To this day, when we decorate our
Christmas tree each year, the last ornament we hang is a small golden tree with
five leaves. One leaf has fallen away from the other leaves, off its branch and
rests on the ground. As my mother quietly hangs that tiny golden tree, my
father puts his arm around her as if to say, “Merry Christmas. It’s okay to
still miss her.” After Rachel died, a number of my parents’ friends who lived
on the Naval base in Philadelphia with us planted a tree in her memory. We call
it the Rachel tree. We visited her tree and brought balloons to her grave
during our yearly visits to the Naval Academy in Annapolis, my parents’ alma
mater.
I wonder what rituals like this do
to a kid, when ornaments and plants and graves and poorly attended birthday
parties are all you can base your experience of someone on. And this is someone
you’ve known your whole life, but you can’t remember. I don’t have any memories
of my sister. All I have are memories of the ways in which we acknowledged the
fact that she existed. I used to think we just did all of this for my mom, that
it was something my mom needed because it must have been terrible for her, so
terrible to lose something she grew. So terrible to only get two months with
someone she held inside her warmth for nine. She must felt cheated and like she
had failed and angry at the God which she so, so fervently believes in. I
thought we were doing all of this for her because, honestly, I never really got much out of celebrating her birthday or looking at the few photos of her we
had around the house or even visiting her grave. I didn’t know her so I didn’t
miss her.
But then I went off to college and
I missed the Rachel days. Her birthday came and went unnoticed. I haven’t seen
her grave in years. She stopped feeling a part of my life.

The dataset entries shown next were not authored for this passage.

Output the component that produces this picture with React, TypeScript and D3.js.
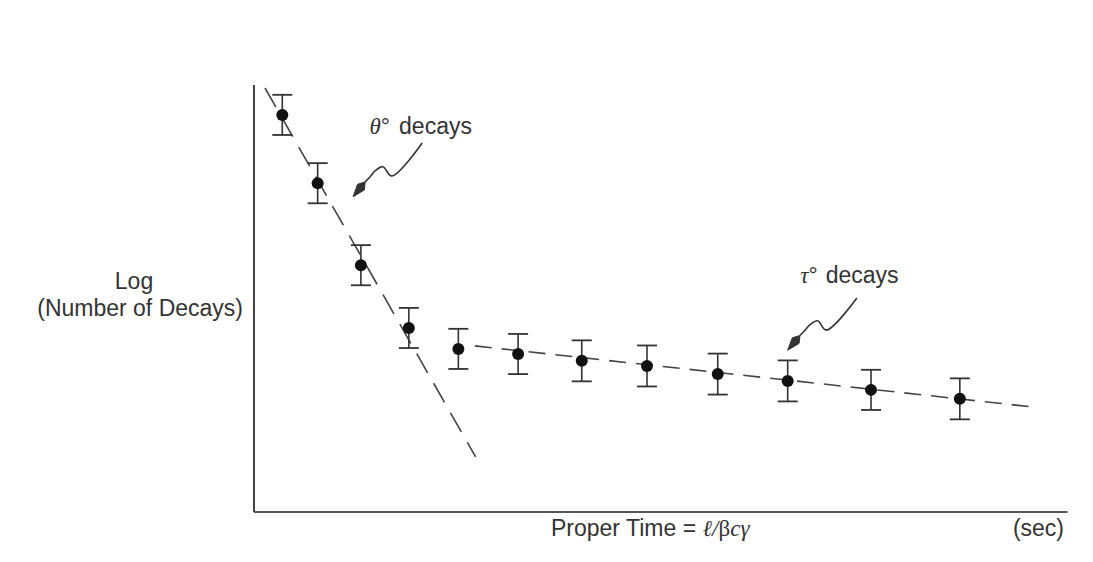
import React from "react";
import * as d3 from "d3";

// ---- data (arbitrary units: proper time, log number of decays) ----
const times = [0.36, 0.81, 1.36, 1.97, 2.6, 3.36, 4.17, 5.0, 5.9, 6.79, 7.85, 8.98];
const logCounts = [9.3, 7.7, 5.78, 4.31, 3.82, 3.7, 3.54, 3.42, 3.23, 3.07, 2.86, 2.65];
const errors = [0.47, 0.47, 0.47, 0.47, 0.47, 0.47, 0.48, 0.48, 0.48, 0.48, 0.47, 0.48];

const thetaFitX = [0.14, 2.82];
const thetaFitY = [9.93, 1.29];
const tauFitX = [2.81, 9.91];
const tauFitY = [3.89, 2.46];

// annotation arrows: [startX, startY, tipX, tipY] in data units
const thetaArrow = [2.14, 8.64, 1.26, 7.38];
const tauArrow = [7.67, 5.01, 6.79, 3.79];
// squiggle shape in local frame (fraction along, perpendicular offset fraction)
const squiggle: [number, number][] = [
  [0, 0],
  [0.505, -0.083],
  [0.52, 0.063],
  [0.62, 0.08],
  [0.705, 0.062],
  [0.785, 0.05],
];

const W = 1093;
const H = 562;
const INK = "#333";

export default function App() {
  const x = d3.scaleLinear().domain([0, 10]).range([254, 1040]);
  const y = d3.scaleLinear().domain([0, 10]).range([512, 85]);

  const line = d3
    .line<[number, number]>()
    .x((d) => x(d[0]))
    .y((d) => y(d[1]));

  const thetaPts: [number, number][] = thetaFitX.map((v, i) => [v, thetaFitY[i]]);
  const tauPts: [number, number][] = tauFitX.map((v, i) => [v, tauFitY[i]]);

  const arrow = (a: number[]) => {
    const sx = x(a[0]), sy = y(a[1]), tx = x(a[2]), ty = y(a[3]);
    const dx = tx - sx, dy = ty - sy;
    const L = Math.hypot(dx, dy);
    const ux = dx / L, uy = dy / L;
    const vx = -uy, vy = ux; // perpendicular
    const toPx = (p: [number, number]): [number, number] => [
      sx + ux * p[0] * L + vx * p[1] * L,
      sy + uy * p[0] * L + vy * p[1] * L,
    ];
    const pts = squiggle.map(toPx);
    const path = d3
      .line<[number, number]>()
      .curve(d3.curveCatmullRom.alpha(0.5))(pts) as string;
    const base = pts[pts.length - 1];
    const hx = tx - base[0], hy = ty - base[1];
    const hl = Math.hypot(hx, hy);
    const hux = hx / hl, huy = hy / hl;
    const pvx = -huy, pvy = hux;
    const w = 4.4;
    const mid: [number, number] = [base[0] + hux * hl * 0.35, base[1] + huy * hl * 0.35];
    const head = `M${base[0]},${base[1]} L${mid[0] + pvx * w},${mid[1] + pvy * w} L${tx},${ty} L${mid[0] - pvx * w},${mid[1] - pvy * w} Z`;
    return (
      <g>
        <path d={path} fill="none" stroke={INK} strokeWidth={1.6} />
        <path d={head} fill={INK} stroke={INK} strokeWidth={1} strokeLinejoin="round" />
      </g>
    );
  };

  const fontSans = "'Liberation Sans', Arial, sans-serif";
  const fontSerif = "'Liberation Serif', 'DejaVu Serif', serif";
  const fs = 23;

  return (
    <div style={{ position: "fixed", left: 0, top: 0 }}>
      <svg width={W} height={H} viewBox={`0 0 ${W} ${H}`} style={{ display: "block", background: "#fff" }}>
        {/* axes */}
        <line x1={x(0)} y1={y(0)} x2={x(0)} y2={y(10)} stroke="#444" strokeWidth={2} />
        <line x1={x(0)} y1={y(0)} x2={x(10.35)} y2={y(0)} stroke="#555" strokeWidth={2} />

        {/* fits */}
        <path d={line(thetaPts) as string} fill="none" stroke="#444" strokeWidth={1.6} strokeDasharray="22 12" />
        <path d={line(tauPts) as string} fill="none" stroke="#444" strokeWidth={1.6} strokeDasharray="17 10" />

        {/* data with error bars */}
        {times.map((t, i) => {
          const cx = x(t);
          const top = y(logCounts[i] + errors[i]);
          const bot = y(logCounts[i] - errors[i]);
          return (
            <g key={i}>
              <line x1={cx} x2={cx} y1={top} y2={bot} stroke={INK} strokeWidth={1.6} />
              <line x1={cx - 10} x2={cx + 10} y1={top} y2={top} stroke={INK} strokeWidth={1.8} />
              <line x1={cx - 10} x2={cx + 10} y1={bot} y2={bot} stroke={INK} strokeWidth={1.8} />
              <circle cx={cx} cy={y(logCounts[i])} r={6} fill="#111" />
            </g>
          );
        })}

        {/* annotations */}
        {arrow(thetaArrow)}
        {arrow(tauArrow)}
        <text x={x(1.47)} y={y(8.86)} fontFamily={fontSans} fontSize={fs} fill={INK}>
          <tspan fontFamily={fontSerif} fontStyle="italic">θ</tspan>
          <tspan>°</tspan>
          <tspan dx={9}>decays</tspan>
        </text>
        <text x={x(6.95)} y={y(5.36)} fontFamily={fontSans} fontSize={fs} fill={INK}>
          <tspan fontFamily={fontSerif} fontStyle="italic">τ</tspan>
          <tspan>°</tspan>
          <tspan dx={8}>decays</tspan>
        </text>

        {/* axis titles */}
        <text x={134} y={289} textAnchor="middle" fontFamily={fontSans} fontSize={fs} fill={INK}>Log</text>
        <text x={243} y={316} textAnchor="end" fontFamily={fontSans} fontSize={fs} fill={INK}>(Number of Decays)</text>
        <text x={551} y={536} fontFamily={fontSans} fontSize={fs} fill={INK}>
          Proper Time = <tspan fontFamily={fontSerif} fontStyle="italic">ℓ/</tspan>
          <tspan fontFamily={fontSerif}>β</tspan>
          <tspan fontFamily={fontSerif} fontStyle="italic">cγ</tspan>
        </text>
        <text x={1064} y={536} textAnchor="end" fontFamily={fontSans} fontSize={fs} fill={INK}>(sec)</text>
      </svg>
    </div>
  );
}
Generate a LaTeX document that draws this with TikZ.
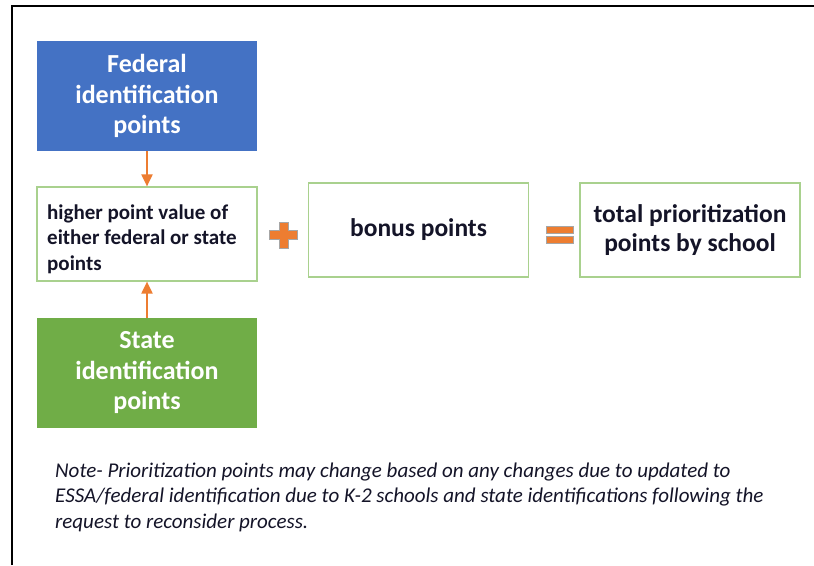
\documentclass[tikz,border=0pt]{standalone}
\usepackage{fontspec}
\setmainfont{Carlito}
\usetikzlibrary{arrows.meta}
\definecolor{fedblue}{HTML}{4472C4}
\definecolor{stgreen}{HTML}{70AD47}
\definecolor{lgreen}{HTML}{A9D18E}
\definecolor{orng}{HTML}{ED7D31}
\definecolor{txt}{HTML}{141428}
\tikzset{
  colbox/.style={minimum width=220pt, minimum height=110pt, inner sep=0pt, align=center, text=white,
    font=\fontsize{26}{30.5}\selectfont\bfseries},
  whitebox/.style={draw=lgreen, line width=1.2pt, fill=white, minimum width=220pt, minimum height=94pt,
    inner sep=0pt, text=txt},
  arr/.style={draw=orng, line width=2pt, -{Triangle[length=12pt,width=11pt]}},
  opsign/.style={fill=orng, draw=gray!70, line width=0.8pt},
}
\begin{document}
\begin{tikzpicture}[x=1pt,y=-1pt]
\useasboundingbox (0,0) rectangle (814,565);
\fill[white] (0,0) rectangle (814,565);
\draw[line width=2.5pt] (12,565) -- (12,6) -- (814,6);

\node[colbox, fill=fedblue] (fed) at (147,96) {Federal\\identification\\points};
\node[whitebox] (high) at (147,234) {};
\node[anchor=base west, align=left, inner sep=0pt, text=txt,
  font=\fontsize{21}{25.5}\selectfont\bfseries] (hightext) at (47,270)
  {higher point value of\\either federal or state\\points};
\node[colbox, fill=stgreen] (st) at (147,373) {State\\identification\\points};

\node[whitebox, font=\fontsize{25.5}{30}\selectfont\bfseries] (bonus) at (418.5,230) {bonus points};
\node[whitebox, align=center, font=\fontsize{25.5}{29.5}\selectfont\bfseries] (total) at (690,230)
  {total prioritization\\points by school};

\draw[arr] (fed.south) -- (high.north);
\draw[arr] (st.north) -- (high.south);

% plus sign
\draw[opsign] (279,222) -- (288,222) -- (288,230.5) -- (297,230.5) -- (297,239.5) -- (288,239.5)
  -- (288,248) -- (279,248) -- (279,239.5) -- (269,239.5) -- (269,230.5) -- (279,230.5) -- cycle;
% equals sign
\draw[opsign] (546,226) rectangle (573,233);
\draw[opsign] (546,236) rectangle (573,243);

\node[anchor=base west, align=left, text=txt, inner sep=0pt,
  font=\fontsize{21}{25.5}\selectfont\itshape] (note) at (55,528)
  {Note- Prioritization points may change based on any changes due to updated to\\
   ESSA/federal identification due to K-2 schools and state identifications following the\\
   request to reconsider process.};
\end{tikzpicture}
\end{document}
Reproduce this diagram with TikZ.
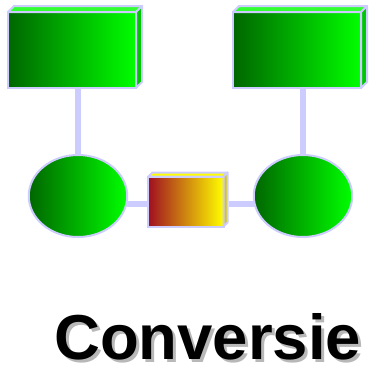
\documentclass[tikz,border=0pt]{standalone}
\usepackage{fontspec}
\usetikzlibrary{shapes.geometric}
\setmainfont{Liberation Sans}
\definecolor{edge}{HTML}{CCCCFF}
\definecolor{dkgreen}{HTML}{006600}
\definecolor{ltgreen}{HTML}{00FF00}
\definecolor{topgreen}{HTML}{33FF33}
\definecolor{sidegreen}{HTML}{00C800}
\definecolor{dkred}{HTML}{A01020}
\definecolor{ltyellow}{HTML}{FFFF00}
\definecolor{sideyellow}{HTML}{D8C800}
\definecolor{shadowgrey}{HTML}{B8B8B8}
\tikzset{
  base/.style={draw=edge,line width=2bp,inner sep=0pt,outer sep=0pt},
  greenfill/.style={left color=dkgreen,right color=ltgreen},
  bigbox/.style={base,rectangle,greenfill,minimum width=128bp,minimum height=76bp},
  oval/.style={base,ellipse,greenfill,minimum width=98.5bp,minimum height=82bp},
  smallbox/.style={base,rectangle,left color=dkred,right color=ltyellow,minimum width=75bp,minimum height=50bp},
  link/.style={draw=edge,line width=6bp},
  facet/.style={draw=edge,line width=2bp,line join=round},
  title/.style={font=\fontsize{63.5bp}{70bp}\selectfont\bfseries,inner sep=0pt,anchor=base west}
}
\begin{document}
\begin{tikzpicture}[x=1bp,y=-1bp]
\useasboundingbox (0,0) rectangle (374,373);
\fill[white] (0,0) rectangle (374,373);
% left box
\node[bigbox] (a) at (72,50) {};
\filldraw[fill=topgreen,facet] (a.north west) -- ++(6,-6) -- ++(128,0) -- (a.north east) -- cycle;
\filldraw[fill=sidegreen,facet] (a.north east) -- ++(6,-6) -- ++(0,76) -- (a.south east) -- cycle;
% right box
\node[bigbox] (b) at (297,50) {};
\filldraw[fill=topgreen,facet] (b.north west) -- ++(6,-6) -- ++(128,0) -- (b.north east) -- cycle;
\filldraw[fill=sidegreen,facet] (b.north east) -- ++(6,-6) -- ++(0,76) -- (b.south east) -- cycle;
% ovals
\node[oval] (c) at (78,196) {};
\node[oval] (d) at (303,196) {};
% centre box
\node[smallbox] (e) at (186,201.5) {};
\filldraw[fill=ltyellow,facet] (e.north west) -- ++(4,-4) -- ++(75,0) -- (e.north east) -- cycle;
\filldraw[fill=sideyellow,facet] (e.north east) -- ++(4,-4) -- ++(0,50) -- (e.south east) -- cycle;
% connectors
\draw[link] (c.north |- a.south) -- (c.north);
\draw[link] (d.north |- b.south) -- (d.north);
\coordinate (cr) at (127,204);
\coordinate (dl) at (254.5,204);
\draw[link] (cr) -- (cr -| e.west);
\draw[link] (dl) -- ([xshift=5bp]dl -| e.east);
% title
\node[title,text=shadowgrey] (ts) at (57,362) {Conversie};
\node[title,text=black] (t) at (54,359) {Conversie};
\end{tikzpicture}
\end{document}
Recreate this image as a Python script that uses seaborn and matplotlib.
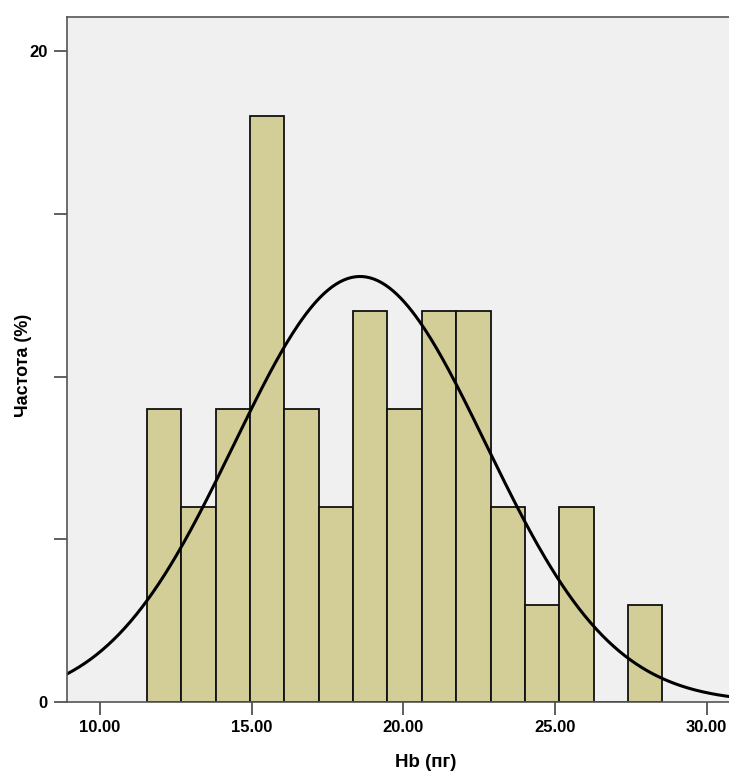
import numpy as np
import pandas as pd
import matplotlib
matplotlib.use("Agg")
import matplotlib.pyplot as plt
import seaborn as sns

# частоты по интервалам (15 столбцов)
heights = [9, 6, 9, 18, 9, 6, 12, 9, 12, 12, 6, 3, 6, 0, 3]
hb_min = 11.54  # левая граница первого интервала
hb_max = 28.54  # правая граница последнего интервала

# параметры нормальной кривой
hb_mean = 18.57
hb_sd = 4.15

x_ticks = [10, 15, 20, 25, 30]
y_ticks = [0, 5, 10, 15, 20]
y_tick_labels = ["0", "", "", "", "20"]

sns.set_theme(style="ticks")
plt.rcParams["font.family"] = ["Liberation Sans", "DejaVu Sans"]

n_bins = len(heights)
bin_w = (hb_max - hb_min) / n_bins
centers = hb_min + bin_w * (np.arange(n_bins) + 0.5)
df = pd.DataFrame({"hb": centers, "freq": heights})

fig = plt.figure(figsize=(7.29, 7.75), dpi=100)
ax = fig.add_axes([66.7 / 729, 72.7 / 775, 718.3 / 729, 685.6 / 775])
ax.set_facecolor("#F0F0F0")

sns.histplot(data=df, x="hb", weights="freq", bins=n_bins, binrange=(hb_min, hb_max),
             ax=ax, color="#D3CD98", alpha=1, edgecolor="#111111", linewidth=1.3)

# нормальная кривая
xs = np.linspace(8.0, 33.0, 400)
ys = sum(heights) * bin_w / (hb_sd * np.sqrt(2 * np.pi)) * np.exp(-0.5 * ((xs - hb_mean) / hb_sd) ** 2)
sns.lineplot(x=xs, y=ys, ax=ax, color="black", linewidth=2.2)

ax.set_xlim(8.90, 32.58)
ax.set_ylim(0, 21.05)
ax.set_xticks(x_ticks)
ax.set_xticklabels([f"{v:.2f}" for v in x_ticks])
ax.set_yticks(y_ticks)
ax.set_yticklabels(y_tick_labels)

for s in ["left", "bottom", "top"]:
    ax.spines[s].set_color("#555555")
    ax.spines[s].set_linewidth(1.2)
ax.spines["right"].set_visible(False)

ax.tick_params(axis="both", length=9.5, width=1.2, color="#444444",
               labelsize=12, labelcolor="black")
ax.tick_params(axis="x", pad=3.5)
ax.tick_params(axis="y", pad=4)
for lbl in ax.get_xticklabels() + ax.get_yticklabels():
    lbl.set_fontweight("bold")

ax.set_xlabel("Hb (пг)", fontsize=13.5, fontweight="bold", color="black")
ax.set_ylabel("Частота (%)", fontsize=13, fontweight="bold", color="black")
ax.xaxis.set_label_coords((426 - 66.7) / 718.3, (702.3 - 754) / 685.6)
ax.yaxis.set_label_coords((32 - 66.7) / 718.3, (702.3 - 365) / 685.6)

fig.savefig("out.png", dpi=100)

A few years ago, during my third
year of actor training, I had a dream. In the dream, I was in a Michael Chekhov
class doing an exercise. I don’t know if you are familiar with Michael Chekhov
exercises but they involve imagining a particular set of circumstances as you
walk around the room, like imagine the floor is on fire, imagine you are at a
cocktail party with the president, imagine your butt is a magnet, that sort of
thing.
So in the dream, my acting teacher
said, “Okay, walk around the room with your sisters.” And for some reason,
dream Maura asked him, “With all our sisters or just the ones that are alive?”
“All your sisters.”
So the picture changed like a flash,
because this was a dream, and all the sudden, I was walking around the room,
milling and seething, with two other women. One is my younger sister Claire and
the other is a woman, about 20 years old, who looks just like me and just like Claire,
but different. And the three of us just walked, in silence, weaving in and out
of each other, smiling in awareness of each other's presence. Then it was over.
That’s all I remember of the
dream. But I swear, I know, it was Rachel. I’m sorry, I don’t believe that my
brain could through random firing of neurons and chemical reactions create that
vast an experience. I just don’t. I’m not saying it was a ghost or an angel or
a vision or proof of the supernatural. I’m just saying it was amazing and eerie
and I know it was my sister.
Shortly after the dream, I asked my mom about the decision to make Rachel
such a part of the fabric of our lives. Many families experience a miscarriage
or the death of a young child and do not discuss it openly or often as we do.
She told me something I’ll never forget. She said, "I wanted you all to
grow up knowing that bad things happen, for no reason, things you think you
can't survive, but you can, you do. We did.” She said something else that struck me
during that conversation, about how people sometimes say things like, “Well,
you are a stronger person or a better mother because this happened.” She doesn’t
think about it that way. Although she probably did grow in unexpected ways by
knowing Rachel, my mother knows that the purpose of Rachel’s short life was not
to teach her something about herself or the value and unconquerable fragility
of life. The purpose of Rachel’s tiny life was to live, for as long as her
little, imperfect heart would allow. It’s nothing but vanity to think
otherwise.
I never knew how to answer people when they asked me how many
siblings I have. To form the words “I’m one of four” has always felt a little
wrong in my mouth. Since the dream, when people ask me how my siblings I have,
I usually say I am one of five. In the first photograph of the four of
us with the Rachel tree, it is a small sapling standing only a few inches
taller than my five-year-old brother. We visited the Rachel tree a few years
back. In the photo from that visit, the four of us are sitting in the tree a half
a dozen or so feet off the ground. It’s funny, in the ornament she’s the fallen
leaf, but in the photograph she is holding us all up the way we carried her
when she was a baby. In a way, it’s the only picture of all my mother’s
children: two girls, two boys and a tree with deep roots into the earth and
lush, extending branches reaching towards the heavens.